▶ [REQUEST]:
Write out the listing below exactly, and omit any images you find in it.
** Start INFORMATION PROVIDED **
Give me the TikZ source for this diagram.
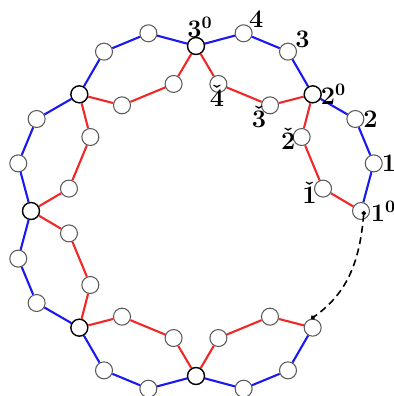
\documentclass[tikz,border=0pt]{standalone}
\usepackage{amsmath,amssymb}
\usepackage{tikz}
\usetikzlibrary{arrows.meta,positioning,calc}
\definecolor{Outer}{HTML}{1A1AF0}
\definecolor{Inner}{HTML}{F02828}
\definecolor{Rim}{HTML}{5A5A5A}
\tikzset{
  >=Latex,
  vx/.style={circle,draw=Rim,line width=.6pt,fill=white,minimum size=3.4mm,inner sep=0pt},
  hub/.style={vx,draw=black,line width=.8pt},
  outedge/.style={draw=Outer,line width=1.2pt},
  inedge/.style={draw=Inner,line width=1.2pt},
  lab/.style={font=\Large\boldmath,inner sep=.3pt},
  link/.style={line width=.9pt,dash pattern=on 4pt off 2.5pt,{Circle[length=2.5pt]}-{Circle[length=2.5pt]}}
}

\begin{document}
\begin{tikzpicture}[x=0.02cm,y=0.02cm]
    \useasboundingbox (0,0) rectangle (393,-396);
    \coordinate (c) at (196,-211);
    % the eight joints on the ring
    \foreach \k in {0,1,4,5,6,7}
      \node[hub] (h\k) at ($(c)+({90-45*\k}:165)$) {};
    \node[vx] (h2) at ($(c)+(0:165)$) {};
    \node[vx] (h3) at ($(c)+(-45:165)$) {};
    % one outer and one inner path per sector
    \foreach \k/\n in {0/1,1/2,3/4,4/5,5/6,6/7,7/0} {
      \pgfmathsetmacro\a{90-45*\k}
      \node[vx] (o\k a) at ($(c)+({\a-15}:184)$) {};
      \node[vx] (o\k b) at ($(c)+({\a-30}:184)$) {};
      \node[vx] (i\k a) at ($(c)+({\a-10}:129)$) {};
      \node[vx] (i\k b) at ($(c)+({\a-35}:129)$) {};
      \draw[outedge] (h\k) -- (o\k a) -- (o\k b) -- (h\n);
      \draw[inedge] (h\k) -- (i\k a) -- (i\k b) -- (h\n);
    }
    % labels
    \node[lab,above=-1pt of h0,xshift=.08cm] (l30) {$3^0$};
    \node[lab,above right=-1pt and -1pt of o0a] (l4) {$4$};
    \node[lab,above right=-2pt and 0pt of o0b] (l3) {$3$};
    \node[lab,right=-1pt of h1] (l20) {$2^0$};
    \node[lab,right=-1pt of o1a] (l2) {$2$};
    \node[lab,right=-1pt of o1b] (l1) {$1$};
    \node[lab,right=0pt of h2] (l10) {$1^0$};
    \node[lab,below=-5pt of i0a,xshift=-.03cm] (c4) {$\check{4}$};
    \node[lab,below=-5pt of i0b,xshift=-.22cm] (c3) {$\check{3}$};
    \node[lab,left=-2pt of i1a,yshift=-.04cm] (c2) {$\check{2}$};
    \node[lab,left=-2pt of i1b,yshift=-.08cm] (c1) {$\check{1}$};
    % the open joint
    \coordinate (s) at ($(h2.center)+(3,0)$);
    \draw[link] (s) to[out=-95,in=35] (h3.100);
  \end{tikzpicture}
\end{document}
** End INFORMATION PROVIDED **
▶ [ANSWER FOR THE TASK]:
Give me the TikZ source for this diagram.
\documentclass[tikz,border=0pt]{standalone}
\usepackage{amsmath,amssymb}
\usepackage{tikz}
\usetikzlibrary{arrows.meta,positioning,calc}
\definecolor{Outer}{HTML}{1A1AF0}
\definecolor{Inner}{HTML}{F02828}
\definecolor{Rim}{HTML}{5A5A5A}
\tikzset{
  >=Latex,
  vx/.style={circle,draw=Rim,line width=.6pt,fill=white,minimum size=3.4mm,inner sep=0pt},
  hub/.style={vx,draw=black,line width=.8pt},
  outedge/.style={draw=Outer,line width=1.2pt},
  inedge/.style={draw=Inner,line width=1.2pt},
  lab/.style={font=\Large\boldmath,inner sep=.3pt},
  link/.style={line width=.9pt,dash pattern=on 4pt off 2.5pt,{Circle[length=2.5pt]}-{Circle[length=2.5pt]}}
}

\begin{document}
\begin{tikzpicture}[x=0.02cm,y=0.02cm]
    \useasboundingbox (0,0) rectangle (393,-396);
    \coordinate (c) at (196,-211);
    % the eight joints on the ring
    \foreach \k in {0,1,4,5,6,7}
      \node[hub] (h\k) at ($(c)+({90-45*\k}:165)$) {};
    \node[vx] (h2) at ($(c)+(0:165)$) {};
    \node[vx] (h3) at ($(c)+(-45:165)$) {};
    % one outer and one inner path per sector
    \foreach \k/\n in {0/1,1/2,3/4,4/5,5/6,6/7,7/0} {
      \pgfmathsetmacro\a{90-45*\k}
      \node[vx] (o\k a) at ($(c)+({\a-15}:184)$) {};
      \node[vx] (o\k b) at ($(c)+({\a-30}:184)$) {};
      \node[vx] (i\k a) at ($(c)+({\a-10}:129)$) {};
      \node[vx] (i\k b) at ($(c)+({\a-35}:129)$) {};
      \draw[outedge] (h\k) -- (o\k a) -- (o\k b) -- (h\n);
      \draw[inedge] (h\k) -- (i\k a) -- (i\k b) -- (h\n);
    }
    % labels
    \node[lab,above=-1pt of h0,xshift=.08cm] (l30) {$3^0$};
    \node[lab,above right=-1pt and -1pt of o0a] (l4) {$4$};
    \node[lab,above right=-2pt and 0pt of o0b] (l3) {$3$};
    \node[lab,right=-1pt of h1] (l20) {$2^0$};
    \node[lab,right=-1pt of o1a] (l2) {$2$};
    \node[lab,right=-1pt of o1b] (l1) {$1$};
    \node[lab,right=0pt of h2] (l10) {$1^0$};
    \node[lab,below=-5pt of i0a,xshift=-.03cm] (c4) {$\check{4}$};
    \node[lab,below=-5pt of i0b,xshift=-.22cm] (c3) {$\check{3}$};
    \node[lab,left=-2pt of i1a,yshift=-.04cm] (c2) {$\check{2}$};
    \node[lab,left=-2pt of i1b,yshift=-.08cm] (c1) {$\check{1}$};
    % the open joint
    \coordinate (s) at ($(h2.center)+(3,0)$);
    \draw[link] (s) to[out=-95,in=35] (h3.100);
  \end{tikzpicture}
\end{document}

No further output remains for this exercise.